Due mainly to lack of corporate governance and maladministration, parastatals have failed to support economic recovery, making them perennially dependent on the fiscus.
Sithembiso Nyoni, the Minister of Small to Medium Enterprises and Cooperative Development.
Sithembiso Nyoni, the Minister of Small to Medium Enterprises and Cooperative Development.
This has negatively impacted on the operations of State-owned enterprises, which used to contribute 40 percent to the country’s economy.
Prominent lawyer and corporate governance guru, Canaan Dube, said from a corporate governance point of view, it was important for the appointing authority to get the person with the skill, experience and talent required of a board member.
“The next question will be how will that person be searched from the market? The appointing authority should not do it alone if it wants to get the character that will deliver. This means that there should be a committee, which has experience to search for directors from the market,” said Dube.
“If there is no such committee, there are independent bodies that have experience in searching for directors. What quickly comes to mind in terms of independent bodies is the Institute of Directors of Zimbabwe (IODZ). IODZ already has a pool of directors and have experience in director search in which they can recommend some.”
In the case of the CSC, Dube said it did not matter whether the board members were related to Made’s colleagues in Cabinet or not, as long as “they meet the criteria and can discharge their duties without being compromised. It’s ok but if relationships can be avoided in appointment of board members, let it be”.
A human resources expert, Emmanuel Jinda, agreed with Mutasa and Dube, noting that the critical aspect was whether or not those related to politicians were competent enough to deliver.
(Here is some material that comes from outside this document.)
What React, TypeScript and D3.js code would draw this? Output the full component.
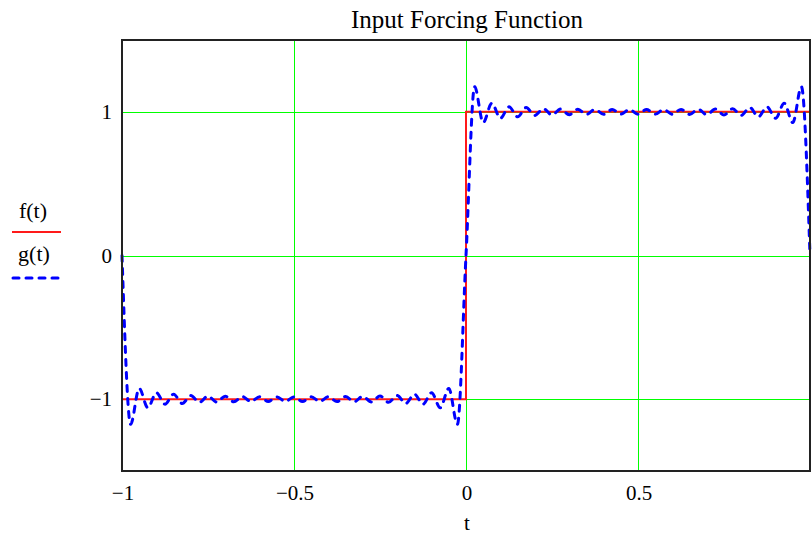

Jinda said: “Obviously it’s not the way to go (to appoint cronies to public boards). It should always be merit based. It really does not matter whether members are related to politicians or not. What is key is to ensure that the board is populated by competent people despite where they are coming from. So, whether they are related to politicians or not, it does not matter. What matters most is: Are the members competent enough to ensure that CSC rise from the dead?”
In its 2012 strategic plan approved seven months ago, CSC wants to mobilise funding internally through measures such as disposing idle assets in Harare, Kadoma and Gweru, worth an estimated value of US$4,5 million.
Agricultural expert, Solomon Phiri, said reviving CSC would be a tall order because there are no cattle to talk about and there is not enough funding to revamp its equipment and ranches.
“They have, also, to deal with the menace of diseases such as foot and mouth,” he said.
Zimbabwe has 5,6 million cattle, and the biggest number of livestock comes from the communal sector.
CSC’s fortunes were set to improve when Zimbabwe and Botswana signed a Memorandum of Understanding in 2011 for CSC to slaughter Botswana’s cattle under the Botswana Meat Commission, but it bungled the deal after failing to pay for delivered cattle worth more than P2 million.
This forced Botswana to pull out of the cattle deal in 2012.
Apart from poor management, farmers reneged on loan facility agreements by selling heifers provided by CSC to competitors thereby worsening the crisis at the parastatal.
The farmers were given heifers under a contract-farming agreement.
Under the arrangement, they were to raise the heifers and bring them for slaughter to the CSC after about three years.
Analysts said the new board should be given a chance to prove itself regardless of their background.
Soon, the jury would be out.
As the appointing authority, analysts said Made has the prerogative to appoint board members to parastatals under his portfolio, but what is key is to judge each one of the appointees on their capabilities.
“Let’s give them a chance because this is a new board with new ideas to revive CSC. Let’s see what they can bring on the table,” said agricultural economist, Robert Chitsiko.